▶ [Supplied material]

***

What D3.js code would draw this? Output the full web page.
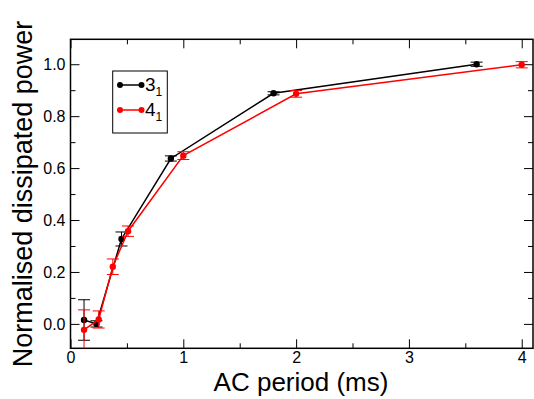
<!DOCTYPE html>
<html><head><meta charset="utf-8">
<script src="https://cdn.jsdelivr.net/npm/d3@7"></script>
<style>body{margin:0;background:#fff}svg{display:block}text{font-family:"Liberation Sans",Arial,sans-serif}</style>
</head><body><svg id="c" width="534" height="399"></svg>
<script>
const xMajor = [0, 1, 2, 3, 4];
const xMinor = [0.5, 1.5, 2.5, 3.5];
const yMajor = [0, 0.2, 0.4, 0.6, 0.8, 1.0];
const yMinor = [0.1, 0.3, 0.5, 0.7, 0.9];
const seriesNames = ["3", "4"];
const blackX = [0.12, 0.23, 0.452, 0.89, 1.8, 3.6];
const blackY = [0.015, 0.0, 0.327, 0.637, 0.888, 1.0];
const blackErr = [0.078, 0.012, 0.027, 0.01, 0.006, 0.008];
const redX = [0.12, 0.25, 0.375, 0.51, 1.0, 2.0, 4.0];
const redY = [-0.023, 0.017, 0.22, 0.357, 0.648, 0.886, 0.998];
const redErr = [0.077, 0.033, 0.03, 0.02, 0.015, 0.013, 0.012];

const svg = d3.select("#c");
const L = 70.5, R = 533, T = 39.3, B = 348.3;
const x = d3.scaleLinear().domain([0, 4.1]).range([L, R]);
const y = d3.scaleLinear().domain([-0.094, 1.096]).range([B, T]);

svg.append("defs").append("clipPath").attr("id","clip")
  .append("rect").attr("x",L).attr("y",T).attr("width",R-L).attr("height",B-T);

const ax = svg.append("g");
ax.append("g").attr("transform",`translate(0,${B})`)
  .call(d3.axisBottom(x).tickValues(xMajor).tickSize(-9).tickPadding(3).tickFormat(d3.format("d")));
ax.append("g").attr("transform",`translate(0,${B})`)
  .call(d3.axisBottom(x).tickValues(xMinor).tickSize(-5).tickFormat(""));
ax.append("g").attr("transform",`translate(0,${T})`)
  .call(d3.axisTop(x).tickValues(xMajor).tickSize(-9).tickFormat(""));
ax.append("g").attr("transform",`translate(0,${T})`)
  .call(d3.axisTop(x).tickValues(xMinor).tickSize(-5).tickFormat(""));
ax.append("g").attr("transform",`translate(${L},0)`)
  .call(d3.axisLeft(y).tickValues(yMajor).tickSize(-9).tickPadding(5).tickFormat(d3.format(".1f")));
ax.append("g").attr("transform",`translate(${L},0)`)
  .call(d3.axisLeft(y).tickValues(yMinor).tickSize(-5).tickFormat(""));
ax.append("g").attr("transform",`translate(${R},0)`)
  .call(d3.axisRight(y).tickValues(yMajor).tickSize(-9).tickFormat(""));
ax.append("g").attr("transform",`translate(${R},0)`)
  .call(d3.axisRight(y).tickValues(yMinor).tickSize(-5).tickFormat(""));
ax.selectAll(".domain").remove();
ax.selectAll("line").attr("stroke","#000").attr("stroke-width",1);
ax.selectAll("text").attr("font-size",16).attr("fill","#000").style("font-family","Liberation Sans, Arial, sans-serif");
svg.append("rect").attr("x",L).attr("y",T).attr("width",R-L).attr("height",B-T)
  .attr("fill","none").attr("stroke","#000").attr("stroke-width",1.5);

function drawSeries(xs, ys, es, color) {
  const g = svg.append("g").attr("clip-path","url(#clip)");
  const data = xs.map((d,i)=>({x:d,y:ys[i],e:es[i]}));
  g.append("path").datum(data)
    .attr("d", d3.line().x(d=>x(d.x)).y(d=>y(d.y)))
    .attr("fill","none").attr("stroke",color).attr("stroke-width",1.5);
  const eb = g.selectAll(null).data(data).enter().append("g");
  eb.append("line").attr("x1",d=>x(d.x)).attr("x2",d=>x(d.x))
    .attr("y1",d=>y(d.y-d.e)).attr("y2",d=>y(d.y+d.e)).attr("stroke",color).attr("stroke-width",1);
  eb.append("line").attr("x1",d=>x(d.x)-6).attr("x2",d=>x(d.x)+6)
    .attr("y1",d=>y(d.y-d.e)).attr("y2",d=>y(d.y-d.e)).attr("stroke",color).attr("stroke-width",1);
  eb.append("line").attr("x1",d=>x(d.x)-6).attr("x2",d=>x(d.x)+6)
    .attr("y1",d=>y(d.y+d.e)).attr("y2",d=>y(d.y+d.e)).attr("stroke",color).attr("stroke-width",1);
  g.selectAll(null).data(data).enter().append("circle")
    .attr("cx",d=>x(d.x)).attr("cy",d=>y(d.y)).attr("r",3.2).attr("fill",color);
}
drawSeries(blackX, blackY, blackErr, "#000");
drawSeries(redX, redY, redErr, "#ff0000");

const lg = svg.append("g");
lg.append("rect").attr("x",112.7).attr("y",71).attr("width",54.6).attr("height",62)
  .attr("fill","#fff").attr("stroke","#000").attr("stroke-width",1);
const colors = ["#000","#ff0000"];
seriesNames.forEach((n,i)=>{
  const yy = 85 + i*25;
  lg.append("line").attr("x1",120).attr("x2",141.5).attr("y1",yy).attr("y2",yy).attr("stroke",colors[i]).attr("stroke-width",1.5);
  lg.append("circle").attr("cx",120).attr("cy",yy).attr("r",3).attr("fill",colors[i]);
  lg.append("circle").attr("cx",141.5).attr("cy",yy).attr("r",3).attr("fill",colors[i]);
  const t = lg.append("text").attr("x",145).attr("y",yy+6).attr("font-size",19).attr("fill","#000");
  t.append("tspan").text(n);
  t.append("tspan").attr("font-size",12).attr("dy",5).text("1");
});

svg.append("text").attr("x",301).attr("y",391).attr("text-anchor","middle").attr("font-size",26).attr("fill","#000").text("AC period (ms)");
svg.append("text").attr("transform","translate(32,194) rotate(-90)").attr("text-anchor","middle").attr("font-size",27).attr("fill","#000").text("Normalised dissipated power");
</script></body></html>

***

▶ [Short problem]
Look at the listing and set down only the lines from its start through the line with "const redErr = [0.077, 0.033, 0.03, 0.02, 0.015, 0.013, 0.012];", word for word and without pictures.

▶ [Task output]
What D3.js code would draw this? Output the full web page.
<!DOCTYPE html>
<html><head><meta charset="utf-8">
<script src="https://cdn.jsdelivr.net/npm/d3@7"></script>
<style>body{margin:0;background:#fff}svg{display:block}text{font-family:"Liberation Sans",Arial,sans-serif}</style>
</head><body><svg id="c" width="534" height="399"></svg>
<script>
const xMajor = [0, 1, 2, 3, 4];
const xMinor = [0.5, 1.5, 2.5, 3.5];
const yMajor = [0, 0.2, 0.4, 0.6, 0.8, 1.0];
const yMinor = [0.1, 0.3, 0.5, 0.7, 0.9];
const seriesNames = ["3", "4"];
const blackX = [0.12, 0.23, 0.452, 0.89, 1.8, 3.6];
const blackY = [0.015, 0.0, 0.327, 0.637, 0.888, 1.0];
const blackErr = [0.078, 0.012, 0.027, 0.01, 0.006, 0.008];
const redX = [0.12, 0.25, 0.375, 0.51, 1.0, 2.0, 4.0];
const redY = [-0.023, 0.017, 0.22, 0.357, 0.648, 0.886, 0.998];
const redErr = [0.077, 0.033, 0.03, 0.02, 0.015, 0.013, 0.012];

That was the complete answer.